Start

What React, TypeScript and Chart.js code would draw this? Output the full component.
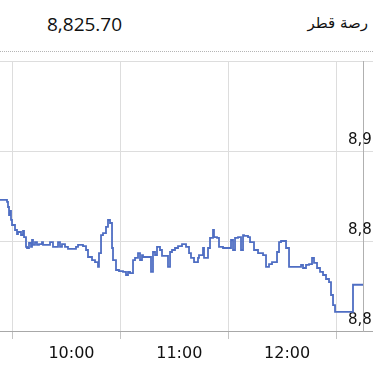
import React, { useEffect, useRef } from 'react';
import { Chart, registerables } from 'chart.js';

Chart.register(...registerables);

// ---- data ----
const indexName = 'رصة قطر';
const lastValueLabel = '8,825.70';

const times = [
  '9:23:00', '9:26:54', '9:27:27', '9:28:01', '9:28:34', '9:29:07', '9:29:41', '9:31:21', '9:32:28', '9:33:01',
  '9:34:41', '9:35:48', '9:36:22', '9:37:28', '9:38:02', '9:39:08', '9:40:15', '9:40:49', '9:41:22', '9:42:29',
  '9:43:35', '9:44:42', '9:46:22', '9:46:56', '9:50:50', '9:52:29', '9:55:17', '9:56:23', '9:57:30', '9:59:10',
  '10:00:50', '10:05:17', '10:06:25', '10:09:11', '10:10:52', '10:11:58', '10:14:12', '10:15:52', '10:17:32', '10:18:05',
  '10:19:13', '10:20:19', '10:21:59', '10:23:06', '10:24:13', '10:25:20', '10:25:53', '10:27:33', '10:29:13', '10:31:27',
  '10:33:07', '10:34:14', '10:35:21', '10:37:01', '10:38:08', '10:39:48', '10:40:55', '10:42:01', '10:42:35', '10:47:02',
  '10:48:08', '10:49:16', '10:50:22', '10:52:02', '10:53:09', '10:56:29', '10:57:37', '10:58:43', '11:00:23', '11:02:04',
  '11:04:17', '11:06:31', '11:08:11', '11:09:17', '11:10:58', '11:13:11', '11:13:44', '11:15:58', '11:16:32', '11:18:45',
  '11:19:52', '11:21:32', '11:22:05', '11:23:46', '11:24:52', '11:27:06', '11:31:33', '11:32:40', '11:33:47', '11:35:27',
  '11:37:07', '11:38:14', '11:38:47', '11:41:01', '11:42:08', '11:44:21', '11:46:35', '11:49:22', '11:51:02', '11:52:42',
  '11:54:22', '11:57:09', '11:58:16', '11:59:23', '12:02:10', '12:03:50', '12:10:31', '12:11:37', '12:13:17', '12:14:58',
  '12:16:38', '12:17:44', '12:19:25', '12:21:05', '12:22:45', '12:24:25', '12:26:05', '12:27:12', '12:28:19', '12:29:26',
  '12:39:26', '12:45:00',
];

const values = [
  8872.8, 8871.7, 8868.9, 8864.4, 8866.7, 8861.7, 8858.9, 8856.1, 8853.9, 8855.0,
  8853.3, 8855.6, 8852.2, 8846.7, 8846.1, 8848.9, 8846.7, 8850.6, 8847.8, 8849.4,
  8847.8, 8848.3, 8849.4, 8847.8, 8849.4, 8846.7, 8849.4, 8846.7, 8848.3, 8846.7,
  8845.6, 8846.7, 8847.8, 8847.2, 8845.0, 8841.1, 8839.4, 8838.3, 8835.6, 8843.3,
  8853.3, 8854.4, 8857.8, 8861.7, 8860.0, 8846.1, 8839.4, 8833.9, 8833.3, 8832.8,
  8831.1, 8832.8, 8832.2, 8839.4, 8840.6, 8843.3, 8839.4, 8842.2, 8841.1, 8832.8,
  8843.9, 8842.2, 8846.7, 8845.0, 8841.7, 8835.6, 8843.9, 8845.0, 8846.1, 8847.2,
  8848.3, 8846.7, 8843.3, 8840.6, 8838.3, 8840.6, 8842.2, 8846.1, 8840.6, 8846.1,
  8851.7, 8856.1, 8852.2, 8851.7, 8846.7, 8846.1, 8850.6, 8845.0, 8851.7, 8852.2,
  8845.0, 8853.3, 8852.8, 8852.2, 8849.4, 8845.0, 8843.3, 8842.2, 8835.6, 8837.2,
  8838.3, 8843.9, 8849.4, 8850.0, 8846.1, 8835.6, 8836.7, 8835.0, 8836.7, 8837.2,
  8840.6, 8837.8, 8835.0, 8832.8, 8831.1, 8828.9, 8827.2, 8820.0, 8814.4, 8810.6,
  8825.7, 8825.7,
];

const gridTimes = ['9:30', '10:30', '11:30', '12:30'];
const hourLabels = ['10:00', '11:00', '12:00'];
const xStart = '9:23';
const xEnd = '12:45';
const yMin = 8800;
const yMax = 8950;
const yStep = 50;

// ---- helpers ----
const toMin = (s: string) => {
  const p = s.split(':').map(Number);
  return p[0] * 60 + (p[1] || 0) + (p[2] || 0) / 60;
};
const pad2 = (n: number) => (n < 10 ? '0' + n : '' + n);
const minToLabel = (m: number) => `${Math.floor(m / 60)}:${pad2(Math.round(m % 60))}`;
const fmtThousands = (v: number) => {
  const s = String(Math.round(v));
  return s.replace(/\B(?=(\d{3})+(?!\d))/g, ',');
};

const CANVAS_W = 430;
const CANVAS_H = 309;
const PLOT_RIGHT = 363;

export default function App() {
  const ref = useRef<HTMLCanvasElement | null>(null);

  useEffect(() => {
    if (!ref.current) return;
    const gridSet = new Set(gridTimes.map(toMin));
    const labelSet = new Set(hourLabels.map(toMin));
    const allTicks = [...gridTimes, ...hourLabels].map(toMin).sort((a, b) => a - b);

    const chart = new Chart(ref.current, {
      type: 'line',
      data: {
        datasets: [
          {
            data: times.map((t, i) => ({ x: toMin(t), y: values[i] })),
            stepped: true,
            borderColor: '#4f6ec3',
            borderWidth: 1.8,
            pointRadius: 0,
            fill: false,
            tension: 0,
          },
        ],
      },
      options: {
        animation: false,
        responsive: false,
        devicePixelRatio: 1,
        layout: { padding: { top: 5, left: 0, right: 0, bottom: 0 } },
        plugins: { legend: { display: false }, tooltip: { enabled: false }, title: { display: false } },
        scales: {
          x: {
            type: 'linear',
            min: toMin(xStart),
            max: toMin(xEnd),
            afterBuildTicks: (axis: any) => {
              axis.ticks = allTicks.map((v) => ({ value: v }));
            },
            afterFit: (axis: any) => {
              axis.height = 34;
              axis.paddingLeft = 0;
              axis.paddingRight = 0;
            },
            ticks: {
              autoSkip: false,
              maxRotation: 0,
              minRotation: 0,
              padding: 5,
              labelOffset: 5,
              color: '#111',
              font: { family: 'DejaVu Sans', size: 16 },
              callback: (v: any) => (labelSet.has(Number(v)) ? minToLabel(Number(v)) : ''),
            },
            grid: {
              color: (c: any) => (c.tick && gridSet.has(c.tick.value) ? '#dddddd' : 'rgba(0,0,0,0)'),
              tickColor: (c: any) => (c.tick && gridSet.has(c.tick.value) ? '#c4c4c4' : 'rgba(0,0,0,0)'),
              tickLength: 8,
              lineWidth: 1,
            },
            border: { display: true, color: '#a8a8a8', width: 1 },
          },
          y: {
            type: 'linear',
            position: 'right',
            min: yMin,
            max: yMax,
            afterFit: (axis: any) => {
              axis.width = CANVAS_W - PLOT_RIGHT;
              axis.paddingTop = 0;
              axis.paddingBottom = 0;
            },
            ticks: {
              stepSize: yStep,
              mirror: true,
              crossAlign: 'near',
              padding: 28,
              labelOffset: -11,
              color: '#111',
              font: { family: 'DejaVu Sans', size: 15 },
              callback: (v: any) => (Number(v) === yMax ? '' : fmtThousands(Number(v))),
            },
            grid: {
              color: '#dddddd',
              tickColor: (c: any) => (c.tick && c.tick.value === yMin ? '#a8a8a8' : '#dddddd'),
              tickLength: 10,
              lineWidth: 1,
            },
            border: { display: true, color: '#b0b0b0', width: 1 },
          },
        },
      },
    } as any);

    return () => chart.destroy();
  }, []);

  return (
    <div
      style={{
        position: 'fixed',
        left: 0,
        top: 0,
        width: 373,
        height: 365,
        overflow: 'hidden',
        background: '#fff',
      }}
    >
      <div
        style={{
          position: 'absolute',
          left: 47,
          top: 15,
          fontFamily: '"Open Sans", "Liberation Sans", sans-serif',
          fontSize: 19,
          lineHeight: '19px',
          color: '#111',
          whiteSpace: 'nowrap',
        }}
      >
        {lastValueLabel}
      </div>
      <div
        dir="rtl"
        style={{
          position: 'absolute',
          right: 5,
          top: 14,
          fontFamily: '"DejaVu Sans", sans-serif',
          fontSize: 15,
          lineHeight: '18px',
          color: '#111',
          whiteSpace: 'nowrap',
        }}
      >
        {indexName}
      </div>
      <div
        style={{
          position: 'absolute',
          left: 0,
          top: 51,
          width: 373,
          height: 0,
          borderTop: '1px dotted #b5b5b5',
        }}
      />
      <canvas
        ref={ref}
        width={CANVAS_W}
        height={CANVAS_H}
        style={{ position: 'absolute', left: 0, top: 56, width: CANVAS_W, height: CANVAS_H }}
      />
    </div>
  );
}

End

Everything from the top line of the data down to and including the line with "const lastValueLabel = '8,825.70';" is to be copied, except the pictures.

What React, TypeScript and Chart.js code would draw this? Output the full component.
import React, { useEffect, useRef } from 'react';
import { Chart, registerables } from 'chart.js';

Chart.register(...registerables);

// ---- data ----
const indexName = 'رصة قطر';
const lastValueLabel = '8,825.70';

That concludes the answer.